Britain Calls for Global Approach to Curb Pollution
UK: November 2, 2005


LONDON - Britain called on Tuesday for a broad international agreement to curb pollution amid signs that natural disasters may be linked to global warming.

 


Energy ministers from 20 countries held informal talks in London to discuss how to tackle climate change through technology and persuade big polluters the United States, India and China to become involved in the fight.

"Today's dialogue has succeeded in reinforcing the need for international partnerships and cooperation in tackling the reality of climate change," Margaret Beckett, Britain's Environment, Food and Rural Affairs Secretary, said in a statement.

A final joint communique said the ministers had agreed to work toward using cleaner energy, such as technology to capture and store carbon emissions from coal-fired power stations.

They said they would try to find ways to encourage the private sector to invest in low carbon technology with the help of the World Bank.

Mexico will host the next round of talks in 2006, Beckett said.
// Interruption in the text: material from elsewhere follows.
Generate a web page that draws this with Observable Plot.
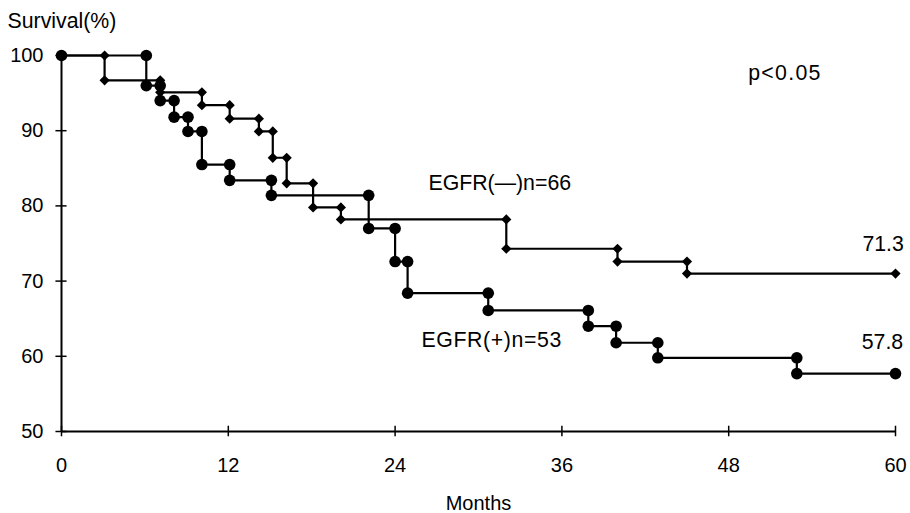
<!DOCTYPE html>
<html><head><meta charset="utf-8">
<script src="https://cdn.jsdelivr.net/npm/d3@7"></script>
<script src="https://cdn.jsdelivr.net/npm/@observablehq/plot@0.6"></script>
<style>
  html,body{margin:0;padding:0;background:#fff}
  svg{font-family:"Liberation Sans",Arial,Helvetica,sans-serif}
</style>
</head><body><div id="chart"></div>
<script>
// EGFR(−) : event months and survival (%) after each step
const negTimes = [3.1, 7.1, 10.1, 12.1, 14.2, 15.2, 16.2, 18.1, 20.1, 32.0, 40.0, 45.0];
const negSurv  = [96.7, 95.1, 93.4, 91.6, 89.9, 86.4, 83.0, 79.8, 78.2, 74.3, 72.6, 71.0];
// EGFR(+) : event months and survival (%) after each step
const posTimes = [6.1, 7.1, 8.1, 9.1, 10.1, 12.1, 15.1, 22.1, 24.0, 24.9, 30.7, 37.9, 39.9, 42.9, 52.9];
const posSurv  = [96.0, 94.0, 91.8, 89.9, 85.5, 83.4, 81.4, 77.0, 72.6, 68.4, 66.1, 64.0, 61.8, 59.8, 57.7];
const followUp = 60;
const xTicks = [0, 12, 24, 36, 48, 60];
const yTicks = [50, 60, 70, 80, 90, 100];
const negLabel = "EGFR(—)n=66";
const posLabel = "EGFR(+)n=53";
const negFinal = "71.3";
const posFinal = "57.8";
const pLabel = "p<0.05";
const yTitle = "Survival(%)";
const xTitle = "Months";

function steps(times, surv) {
  const pts = [{t: 0, s: 100}];
  let prev = 100;
  times.forEach((t, i) => {
    pts.push({t, s: prev});
    pts.push({t, s: surv[i]});
    prev = surv[i];
  });
  pts.push({t: followUp, s: prev});
  return pts;
}
const negPts = steps(negTimes, negSurv);
const posPts = steps(posTimes, posSurv);

const fs = 20;
const fa = 21.3;
const chart = Plot.plot({
  width: 910,
  height: 513,
  marginLeft: 61,
  marginRight: 15,
  marginTop: 55,
  marginBottom: 82,
  x: {domain: [0, 60]},
  y: {domain: [50, 100]},
  style: {background: "#fff", color: "#000", fontSize: fs + "px", fontFamily: "'Liberation Sans', Arial, sans-serif"},
  marks: [
    Plot.axisX({ticks: xTicks, tickSize: 0, tickPadding: 26, fontSize: fs, label: null}),
    Plot.axisY({ticks: yTicks, tickSize: 0, tickPadding: 18, fontSize: fs, label: null}),
    Plot.ruleY([50], {x1: 0, x2: 60, stroke: "#000", strokeWidth: 2}),
    Plot.ruleX([0], {y1: 50, y2: 100, stroke: "#000", strokeWidth: 2}),
    Plot.ruleX(xTicks, {x: d => d, y1: 49.3, y2: 50.7, stroke: "#000", strokeWidth: 1.5}),
    Plot.ruleY(yTicks, {y: d => d, x1: -0.4, x2: 0.4, stroke: "#000", strokeWidth: 1.5}),
    Plot.line(negPts, {x: "t", y: "s", stroke: "#000", strokeWidth: 2.2}),
    Plot.line(posPts, {x: "t", y: "s", stroke: "#000", strokeWidth: 2.2}),
    Plot.dot(negPts.slice(1), {x: "t", y: "s", symbol: "diamond2", r: 4.6, fill: "#000", stroke: null}),
    Plot.dot(posPts, {x: "t", y: "s", r: 5.8, fill: "#000", stroke: null}),
    Plot.text([yTitle], {frameAnchor: "top-left", dx: -54, dy: -34, textAnchor: "start", lineAnchor: "middle", fontSize: fa}),
    Plot.text([xTitle], {frameAnchor: "bottom", dy: 72, textAnchor: "middle", lineAnchor: "middle", fontSize: fs}),
    Plot.text([pLabel], {x: 49.4, y: 97.7, textAnchor: "start", lineAnchor: "middle", fontSize: fa}),
    Plot.text([negLabel], {x: 26.4, y: 83.05, textAnchor: "start", lineAnchor: "middle", fontSize: fa}),
    Plot.text([posLabel], {x: 25.9, y: 62.2, textAnchor: "start", lineAnchor: "middle", fontSize: fa}),
    Plot.text([negFinal], {x: 60.6, y: 74.9, textAnchor: "end", lineAnchor: "middle", fontSize: fa}),
    Plot.text([posFinal], {x: 60.55, y: 61.9, textAnchor: "end", lineAnchor: "middle", fontSize: fa})
  ]
});
d3.select(chart).selectAll("text")
  .filter(function () { return this.textContent === pLabel; })
  .attr("letter-spacing", "1.3px");
d3.select(chart).selectAll("text")
  .filter(function () { return this.textContent === posLabel; })
  .attr("letter-spacing", "0.6px");
document.getElementById("chart").appendChild(chart);
</script>
</body></html>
Many scientists blame the rapid increase in greenhouse gas emissions, especially CO2, in the last century for causing global warming whose worst effects could include rising seas levels and flooding.

The United States, which did not sign the Kyoto Protocol on climate change, saw its Gulf Coast battered by a record number of hurricanes this year.
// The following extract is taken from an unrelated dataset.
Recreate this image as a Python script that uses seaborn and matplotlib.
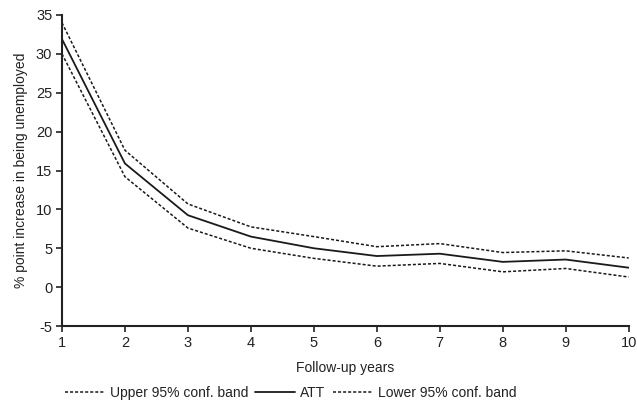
import matplotlib
matplotlib.use("Agg")
import matplotlib.pyplot as plt
import seaborn as sns
import pandas as pd

years = [1, 2, 3, 4, 5, 6, 7, 8, 9, 10]
upper = [34.0, 17.6, 10.7, 7.75, 6.5, 5.2, 5.6, 4.45, 4.67, 3.75]
att = [31.9, 15.9, 9.25, 6.5, 5.0, 4.0, 4.3, 3.25, 3.55, 2.5]
lower = [30.0, 14.2, 7.6, 5.0, 3.7, 2.7, 3.05, 1.97, 2.4, 1.3]
series_names = ["Upper 95% conf. band", "ATT", "Lower 95% conf. band"]

sns.set_theme(style="white")
plt.rcParams["font.family"] = ["Liberation Sans", "DejaVu Sans"]
plt.rcParams["axes.unicode_minus"] = False

fig = plt.figure(figsize=(6.37, 4.05), dpi=100)
ax = fig.add_axes([0.0973, 0.195, 0.8897, 0.768])

dotted = (0, (2.0, 1.3))
styles = [dotted, "-", dotted]
widths = [1.1, 1.3, 1.1]
for name, vals, ls, lw in zip(series_names, [upper, att, lower], styles, widths):
    df = pd.DataFrame({"year": years, "value": vals})
    sns.lineplot(data=df, x="year", y="value", ax=ax, color="#1a1a1a",
                 linestyle=ls, linewidth=lw, label=name)

ax.set_xlim(1, 10)
ax.set_ylim(-5, 35)
ax.set_xticks(years)
ax.set_yticks(range(-5, 36, 5))
ax.tick_params(axis="both", direction="out", length=4, width=1.2,
               color="#222222", labelsize=10.5, labelcolor="#222222", pad=3)
ax.tick_params(axis="x", bottom=True)
ax.tick_params(axis="y", left=True)
for side in ["top", "right"]:
    ax.spines[side].set_visible(False)
for side in ["left", "bottom"]:
    ax.spines[side].set_color("#222222")
    ax.spines[side].set_linewidth(1.5)

ax.set_xlabel("Follow-up years", fontsize=10, color="#222222", labelpad=8)
ax.set_ylabel("% point increase in being unemployed", fontsize=10,
              color="#222222", labelpad=6)

handles, labels = ax.get_legend_handles_labels()
ax.legend_.remove()
fig.legend(handles, labels, loc="center", bbox_to_anchor=(0.456, 0.03),
           ncol=3, frameon=False, fontsize=10, handlelength=2.9,
           columnspacing=0.5, handletextpad=0.35, labelcolor="#222222")

fig.savefig("out.png", dpi=100)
Britain wants to achieve a consensus on how to move beyond the Kyoto treaty, which does not cover developing countries such as India and China whose carbon dioxide emissions are soaring as their economies expand.

"It is clear that for China and India the priority is (economic) development," Beckett earlier told a news briefing.

Tuesday's summit brought the G8 group of industrialised nations alongside major developing countries, including India and China. It was the first meeting after an agreement at the July G8 summit, which stressed climate-friendly technologies.

Tuesday's meeting came ahead of a major United Nations climate change summit in Montreal set for later this month. At that summit, officials from 150 countries will discuss how to take Kyoto beyond 2012, when the pact's first phase ends.

The International Energy Agency, the industrialised countries' energy watchdog, has called for urgent measures to cut greenhouse gas emissions, 80 percent of which come from energy use.

But world carbon dioxide emissions are forecast to soar 60 percent by 2030, mainly due to a rise in pollution from developing countries building hundreds of dirty coal-fired power stations to power fast-growing economies.

Growth in China and India will largely be powered by coal, relatively cheap and readily available but a major source of CO2. New clean coal technology could cut emissions, however.

The European Union this year launched a carbon dioxide emissions trading scheme under which companies have to reduce their pollution and can trade carbon credits in a new market.

The scheme, the world's first international emissions market, is likely to be expanded to include aviation.

Britain will meet its Kyoto target on reducing CO2 pollution but is likely to miss more ambitious domestic goals. The country's CO2 emissions have risen in recent years after falling sharply in the 1990s when new gas-fired power stations were built to replace more-polluting coal ones.